Saturday, January 27, 2024



It is hard to believe there was a time in the United States, nay the world, where there as NO income tax! Indeed, for the first glorious 137 years of our Republic there was no income tax. Save for a brief period of fundraising for the Civil War, 3% for incomes over $800 from 1861 to 1872, there was no Federal Income tax. 
In 1913, however, the Democrat Party along with Progressive Republicans helped usher in the age of taxation with passage of The 16th Amendment which provided that "The Congress shall have power to lay and collect taxes on incomes, from whatever source derived, without apportionment among the several States, and without regard to any census or enumeration."

The initial 1913 shakedown was minimal; less than 1% of the population paid income taxes at the then 1% rate. Oh how things have changed. The passage of the 16th Amendment quickly led to nearly every State then implementing an income tax. Not to be outdone, many local municipalities jumped on the bandwagon and passed legislation implementing THEIR own taxes.

Over time the RATE of income taxation has gone up in percentage terms considerably, where for many high earners the net take-home pay is less than half the amount earned. For some 110 years the trend has been for the Governments (yes plural; Federal, State, Local) to take MORE.

This is obviously a serious concern for an investor, and especially a financial farmer because we know how much effort and labor it takes to create capital, grow it, and even harvest it. That entire process is now steeped in taxation. But it gets worse.

America has long been involved in many conflicts, obviously the Civil War, World War I and World War II immediately come to mind. There have been numerous other large scale conflicts such the Korean War, Vietnam War, Cold War, Iraq Wars, Afghanistan, and also day-to-day funding of parawars in Central America, South America, Africa, Ukraine, and Israel to name but a few. Wars are expensive, very expensive.

In nearly every single one of the example illustrated above, this country needed to raise funds. This was accomplished by either increasing (starting) taxation or printing more money. Productivity gains, winning wars, and general population growth developing Western States generally took care of the Civil War, World War I, and World War II. We saw taxation rates stabilize and fall. Inflation spiked, but then cooled. The straw that broke the proverbial camel's back, however, was Vietnam.

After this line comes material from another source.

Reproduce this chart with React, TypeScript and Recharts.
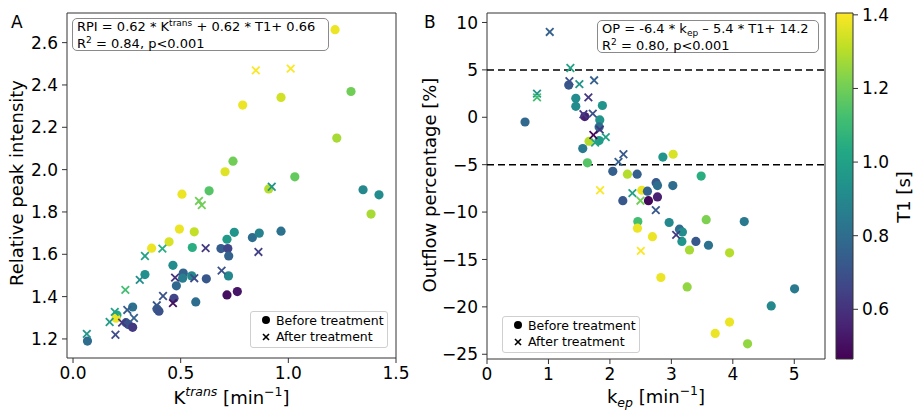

To pay for Vietnam a combination of increased taxation and more spending wasn't enough. Ultimately Nixon needed to take the United States off of the Gold Standard in 1971. This allowed the government to print virtually unlimited money to pay for the war and inflate our way out of the financial situation. At least for a time, because we never went back on the gold standard. And the results have been disastrous.
So what is a financial farmer to do regarding taxflation? The most important thing to do first is realize the danger taxflation poses to your economic well-being. It is in your best interest to make the best tax-advantaged moves you can make. A lot of that has to do with WHERE physically you generate income. Another concern is HOW MUCH income your generate, and it there are ways to reduce that number. Finally, if we are all using the fiat dollar, the one must put serious thought in how to squeeze immediate value from the currency.
Not everyone can move to Florida or Texas, control their income generation, and buy gold, real estate or stocks with whatever dollars they do generate. But for many of us, there are other salient options available such as reducing "friction," ie triggering gains unnecessarily, frequent moves, consuming rather than saving more resources than needed, or wasteful behavior. Those all have meaningful long-term impacts.
Ultimately, growth in real terms springs from increase in productivity. Stores of value, like gold and real estate, help protect against inflation because gold talks toil to obtain while real estate is a need universal good. But growth in a function of productivity...doing something in a new way; faster, cheaper, smarter than we are currently doing it. And that is what we are looking for as financial farmers.